Anna Gabriel está siendo investigada no por sus ideas sino
por su conducta. De lo que se trata es de determinar si participó en un
movimiento tendente a modificar fuera de las vías legítimas un orden
constitucional de carácter democrático. Si lo hizo, su delito tendría el mismo
carácter político que el del teniente coronel Tejero. Y a nadie, en la Europa
civilizada, se le ocurriría calificar en forma benevolente su actividad. Con
respecto a su incomparecencia, y refugio en Ginebra, leo en noticias de agencia
que “Suiza advierte que no autorizará una extradición por delitos políticos”.

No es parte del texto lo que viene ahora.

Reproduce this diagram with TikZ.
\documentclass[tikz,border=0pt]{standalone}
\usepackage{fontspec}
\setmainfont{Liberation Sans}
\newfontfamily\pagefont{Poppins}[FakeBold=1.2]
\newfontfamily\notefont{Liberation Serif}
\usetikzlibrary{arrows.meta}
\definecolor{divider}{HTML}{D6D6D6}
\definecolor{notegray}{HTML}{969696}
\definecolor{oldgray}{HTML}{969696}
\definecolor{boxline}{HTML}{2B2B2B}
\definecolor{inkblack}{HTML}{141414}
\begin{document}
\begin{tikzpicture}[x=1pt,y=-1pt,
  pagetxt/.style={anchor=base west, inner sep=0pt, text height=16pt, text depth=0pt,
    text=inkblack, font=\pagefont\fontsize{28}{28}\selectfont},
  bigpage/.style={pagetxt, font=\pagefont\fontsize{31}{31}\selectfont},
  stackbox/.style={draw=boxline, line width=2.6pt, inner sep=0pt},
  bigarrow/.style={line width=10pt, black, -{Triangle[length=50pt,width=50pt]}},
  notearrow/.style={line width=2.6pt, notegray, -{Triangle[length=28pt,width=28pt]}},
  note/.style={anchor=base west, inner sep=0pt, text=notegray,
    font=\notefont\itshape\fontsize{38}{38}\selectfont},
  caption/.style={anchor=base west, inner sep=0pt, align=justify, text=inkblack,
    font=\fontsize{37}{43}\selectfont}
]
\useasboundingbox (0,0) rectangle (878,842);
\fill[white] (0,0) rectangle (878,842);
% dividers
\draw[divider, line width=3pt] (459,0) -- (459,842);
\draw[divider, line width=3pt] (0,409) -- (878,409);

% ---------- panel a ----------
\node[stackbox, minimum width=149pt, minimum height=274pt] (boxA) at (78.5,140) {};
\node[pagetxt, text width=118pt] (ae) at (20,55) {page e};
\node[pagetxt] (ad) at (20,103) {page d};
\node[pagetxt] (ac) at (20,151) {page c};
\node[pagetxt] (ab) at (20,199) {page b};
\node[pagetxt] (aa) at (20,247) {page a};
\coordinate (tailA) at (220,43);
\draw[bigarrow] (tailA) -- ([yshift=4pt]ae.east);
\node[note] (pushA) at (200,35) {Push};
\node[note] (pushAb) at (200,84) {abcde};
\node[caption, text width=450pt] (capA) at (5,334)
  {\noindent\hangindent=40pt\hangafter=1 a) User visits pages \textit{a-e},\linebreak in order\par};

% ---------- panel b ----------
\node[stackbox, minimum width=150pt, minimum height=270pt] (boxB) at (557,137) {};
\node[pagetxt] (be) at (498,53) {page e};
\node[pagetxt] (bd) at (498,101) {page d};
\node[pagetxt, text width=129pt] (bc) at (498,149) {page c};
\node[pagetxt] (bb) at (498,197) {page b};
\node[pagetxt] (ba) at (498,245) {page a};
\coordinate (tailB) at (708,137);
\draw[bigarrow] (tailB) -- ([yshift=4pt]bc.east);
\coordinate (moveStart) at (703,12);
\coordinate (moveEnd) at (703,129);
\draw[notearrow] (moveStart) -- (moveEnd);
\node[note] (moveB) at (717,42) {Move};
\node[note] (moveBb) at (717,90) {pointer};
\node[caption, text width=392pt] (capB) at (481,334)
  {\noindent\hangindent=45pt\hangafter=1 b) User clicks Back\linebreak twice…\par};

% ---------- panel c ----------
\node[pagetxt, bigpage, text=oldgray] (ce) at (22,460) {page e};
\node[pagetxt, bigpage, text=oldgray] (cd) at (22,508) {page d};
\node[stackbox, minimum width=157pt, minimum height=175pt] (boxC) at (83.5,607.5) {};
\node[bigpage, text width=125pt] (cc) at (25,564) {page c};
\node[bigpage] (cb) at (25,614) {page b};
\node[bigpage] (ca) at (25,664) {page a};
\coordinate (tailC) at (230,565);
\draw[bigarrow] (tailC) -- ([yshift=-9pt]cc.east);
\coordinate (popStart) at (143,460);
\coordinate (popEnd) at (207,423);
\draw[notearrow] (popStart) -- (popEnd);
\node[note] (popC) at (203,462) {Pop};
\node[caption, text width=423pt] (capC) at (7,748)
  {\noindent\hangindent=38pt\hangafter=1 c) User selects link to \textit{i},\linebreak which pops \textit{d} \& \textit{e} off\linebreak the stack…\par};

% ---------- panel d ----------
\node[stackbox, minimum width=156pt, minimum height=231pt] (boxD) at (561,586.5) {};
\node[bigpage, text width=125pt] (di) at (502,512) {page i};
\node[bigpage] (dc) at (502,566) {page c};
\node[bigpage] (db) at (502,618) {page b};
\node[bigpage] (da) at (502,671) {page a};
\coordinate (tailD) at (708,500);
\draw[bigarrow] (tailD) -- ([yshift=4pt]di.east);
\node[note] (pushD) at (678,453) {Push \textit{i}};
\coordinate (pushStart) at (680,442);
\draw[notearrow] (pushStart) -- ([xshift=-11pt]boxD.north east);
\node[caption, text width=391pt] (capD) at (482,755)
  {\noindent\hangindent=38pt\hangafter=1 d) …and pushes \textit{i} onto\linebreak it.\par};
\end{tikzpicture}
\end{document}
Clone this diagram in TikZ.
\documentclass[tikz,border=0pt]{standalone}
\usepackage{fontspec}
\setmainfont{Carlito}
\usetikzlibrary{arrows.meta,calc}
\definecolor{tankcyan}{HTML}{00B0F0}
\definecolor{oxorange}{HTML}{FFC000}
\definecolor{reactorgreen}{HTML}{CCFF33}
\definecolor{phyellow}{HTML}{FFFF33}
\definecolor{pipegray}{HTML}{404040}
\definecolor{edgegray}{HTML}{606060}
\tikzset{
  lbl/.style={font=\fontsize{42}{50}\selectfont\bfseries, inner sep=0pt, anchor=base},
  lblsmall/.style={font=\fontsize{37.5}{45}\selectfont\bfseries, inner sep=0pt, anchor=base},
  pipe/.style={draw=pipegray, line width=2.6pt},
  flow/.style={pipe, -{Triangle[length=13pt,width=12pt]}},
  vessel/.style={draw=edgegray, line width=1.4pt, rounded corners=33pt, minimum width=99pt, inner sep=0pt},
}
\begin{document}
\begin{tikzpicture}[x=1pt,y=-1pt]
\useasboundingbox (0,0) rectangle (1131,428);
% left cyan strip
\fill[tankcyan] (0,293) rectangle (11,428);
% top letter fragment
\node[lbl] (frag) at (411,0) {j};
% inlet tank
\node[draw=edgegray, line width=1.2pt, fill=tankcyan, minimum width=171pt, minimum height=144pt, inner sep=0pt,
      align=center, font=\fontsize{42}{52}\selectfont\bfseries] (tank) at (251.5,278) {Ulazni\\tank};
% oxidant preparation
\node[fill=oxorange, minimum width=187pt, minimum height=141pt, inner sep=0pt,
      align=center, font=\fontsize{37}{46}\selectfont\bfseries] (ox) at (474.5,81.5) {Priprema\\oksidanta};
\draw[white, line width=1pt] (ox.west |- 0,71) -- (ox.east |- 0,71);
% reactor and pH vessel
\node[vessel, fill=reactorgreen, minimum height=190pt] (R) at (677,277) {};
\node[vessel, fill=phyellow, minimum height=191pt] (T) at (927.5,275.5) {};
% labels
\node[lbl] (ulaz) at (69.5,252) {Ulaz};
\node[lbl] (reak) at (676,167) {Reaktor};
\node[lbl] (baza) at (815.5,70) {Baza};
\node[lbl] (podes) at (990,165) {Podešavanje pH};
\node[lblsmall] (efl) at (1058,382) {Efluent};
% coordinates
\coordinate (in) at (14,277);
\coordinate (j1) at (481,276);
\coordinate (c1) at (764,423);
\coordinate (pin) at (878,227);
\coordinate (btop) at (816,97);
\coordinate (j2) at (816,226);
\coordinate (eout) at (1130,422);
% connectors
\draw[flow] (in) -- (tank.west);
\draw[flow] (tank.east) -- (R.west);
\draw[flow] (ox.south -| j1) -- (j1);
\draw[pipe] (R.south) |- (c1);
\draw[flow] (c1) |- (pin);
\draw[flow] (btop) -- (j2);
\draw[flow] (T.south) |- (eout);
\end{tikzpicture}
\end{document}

Si fuera verdad, el portavoz que lo ha dicho no tiene la menor idea de lo que
se considera, hoy día, un delito de esa
naturaleza.
Una ignorancia así es de enorme gravedad cuando la
precisión del concepto se ha venido realizando ya desde el siglo XIX. Surge con
las revoluciones burguesas, cuando el Antiguo Régimen intenta eliminar a los
rebeldes que se oponían a las arbitrariedades del absolutismo. En un principio,
el descrédito de la “reacción” inspiró un tratamiento comprensivo hacia los
“delincuentes” de ese género. Así, todos los delitos que atentasen a la
estructura constitucional de un estado serían políticos; y a sus autores se les
protegía de la extradición en tanto se partía de la idea de que era la forma
del estado lo que originaba su conducta, en otro régimen, se sobreentendía más humano
y liberal, no se habría colocado fuera del sistema.
Personalidades como la de Garibaldi no podían ser
analizadas más que desde la simpatía, con independencia de que fuese capaz de
tomar las armas contra los austriacos. Y no digamos los “liberadores”
sudamericanos en lucha contra la España de las hogueras, como nos calificaba
Jules Michelet. Así, Simón Bolívar, San Martín o Francisco Miranda fueron
caudillos revolucionarios, utilizaron la
violencia como instrumento de lucha, la reivindicaron. Merecieron, sin embargo,
la calificación de delincuentes políticos porque en el imaginario “progresista”
de la época, todos los medios eran legítimos cuando se trataba de luchar contra
el opresor. Y los españoles lo éramos claramente. Tal entendimiento llegó a
impregnar la ciencia penal de finales del siglo XIX.
La cuestión cambió cuando la rebeldía dejó de ser
protagonizada por románticos idealistas, compañeros de clase social de los
defensores del sistema, y apareció la violencia anarquista o, tras la Comuna de
1870, la que revestía carácter comunista. Angiolillo o Malatesta no podían
considerarse seres honorables desde el mismo momento que se valían del terror
para conseguir sus objetivos. Se realizó entonces todo un esfuerzo doctrinal
para distinguir la delincuencia de pensamiento de la de acción, y sólo la
primera merecería la protección de la sociedad civilizada. Así, sería preciso
indicar lo siguiente:
Primero.-Sólo es posible hablar de delito político con
respecto a Estados que no comparten los valores de la primacía del derecho, la
separación de poderes y el respeto a los derechos individuales. Es decir, los
que están fuera del marco occidental. Caso contrario, estaríamos favoreciendo a
los golpistas, fascistas y totalitarios.
Segundo.-La rebelión, la conspiración para la rebelión y
la sedición contra un Estado de derecho no son delitos políticos a no ser que
permanezcan en el abstracto mundo de las ideas y no lleguen a materializarse. Y
eso es una cuestión que corresponde determinar a los jueces competentes, bajo la
premisa de que en España un juez que condenase en base a ideas estaría
cometiendo un delito de prevaricación.
Tercero.-Una cosa es un delito político y otra, muy
distinta, un delito con dicha motivación. Se puede robar, estafar o matar para
favorecer determinado movimiento, ejemplo clásico es de la recaudación de
dinero para una organización terrorista, y, sin embargo, sería absurdo
considerar que se trata de un delito político tal y como lo entiende el derecho
penal internacional.
Si Anna Gabriel mereciese el calificativo de delincuente
en España, los tribunales lo dirán, no sería nunca una delincuente política
sino una rebelde o sediciosa, que es cosa distinta.